Wish you were a “fly on the wall” for this trip March 3-8? Calagione plans to write about it in Extreme Brewing, a book due out in the fall. Photojournalist Kevin Fleming, whom Reader’s Digest has called “America’s best observer,” will make the trip to document it for the book.

“We look forward to sharing our beers with them,” Calagione said. “We’re not saying our stuff is better than yours or anything like that. We want to recognize they are the mecca.”

All five brewers make beers that take inspiration from Belgium.

The idea for the trip came as Calagione was writing Extreme Brewing. This book will be much different than Brewing up a Business, his 2005 project that targets entrepreneurs more than beer lovers. That book has been very well received and is in its second printing.

When Rockport Publishers approached him about Extreme Brewing, Calagione said: “I struggled thinking of that (“extreme”) as the best terminology. The name has certain connotations – young, alternative, punky.

“That’s why I spend a lot of time at the beginning of the book explaining what I mean by extreme,” he said. “Extreme beers are brewed with more amounts of the traditional ingredients or non-traditional ingredients.”

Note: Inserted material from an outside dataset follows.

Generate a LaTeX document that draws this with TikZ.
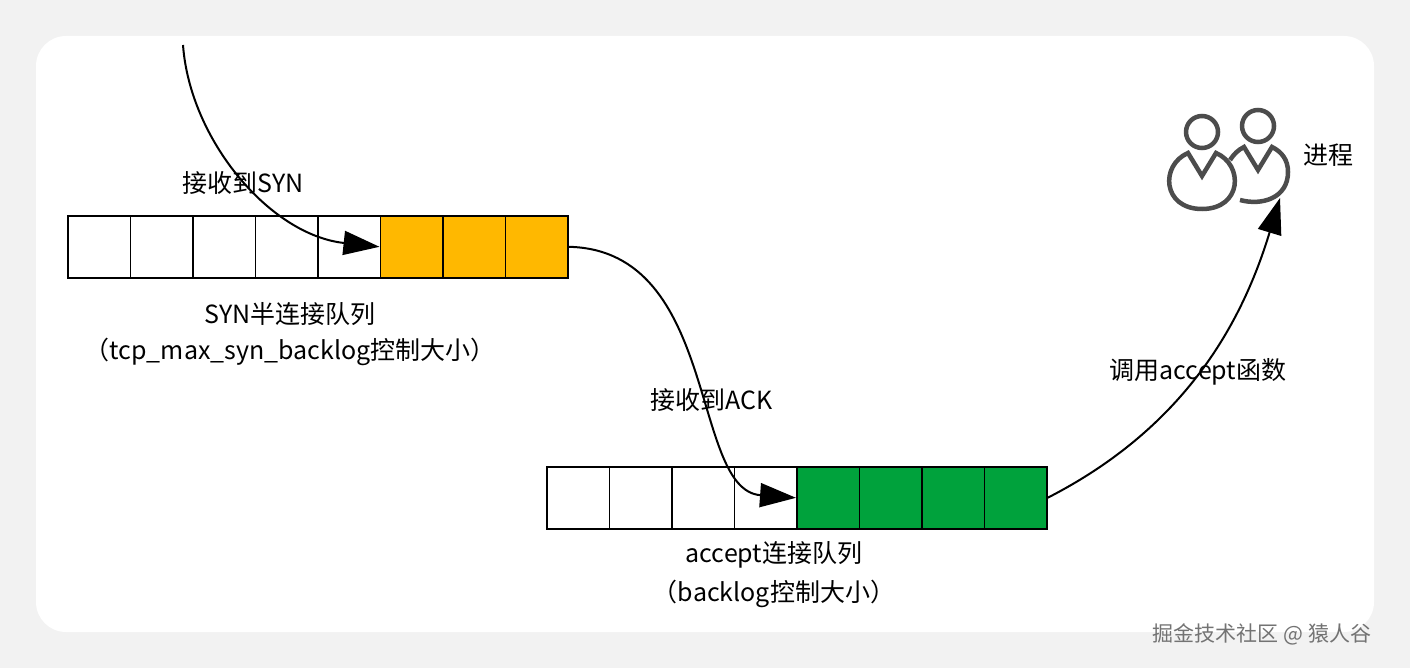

Rockport wants to target an audience of homebrewers, and those ready to jump in. “It is definitely geared toward the novice,” Calagione said. He’ll offer plenty of recipes, including some that will produce very strong and very hoppy beers like his while using mostly malt extract as a base.

“I don’t want to overwhelm people with technical stuff,” he said. “Otherwise the beginner is going to think, ‘Wait a second. I’d have to be a rocket scientist to make a 10% beer.”

Arthur, Cilurzo, Avery and Tod will contribute recipes to the book.

“In writing this book I wanted to make sure I conveyed the idea that extreme brewing didn’t start with Dogfish Head or even the American craft brewing renaissance, but that it has been a part of the Belgian brewing tradition for centuries,” Calagione said.

“What I’m trying to do in this book is tell people that this philosophy has existed in the United States for 25 years and in Belgium a long time before that,” he said.

The diversity of the beers the American brewers are sending reflects the breadth of inspirations Belgians have offered. They are:

Dogfish Head: Festina Lente and Fort.
Port Brewing: Cuvee de Tomme and SPF 45 Saison.
Russian River Brewing: Damnation and Supplication.
Avery Brewing: The Beast and Salvation.
Allagash Brewing; Allagash Wit and Allagash Interlude.

Perhaps as well as being a fly on the wall you’d like to be a fly on the wall with a glass (or Belgian-style goblet).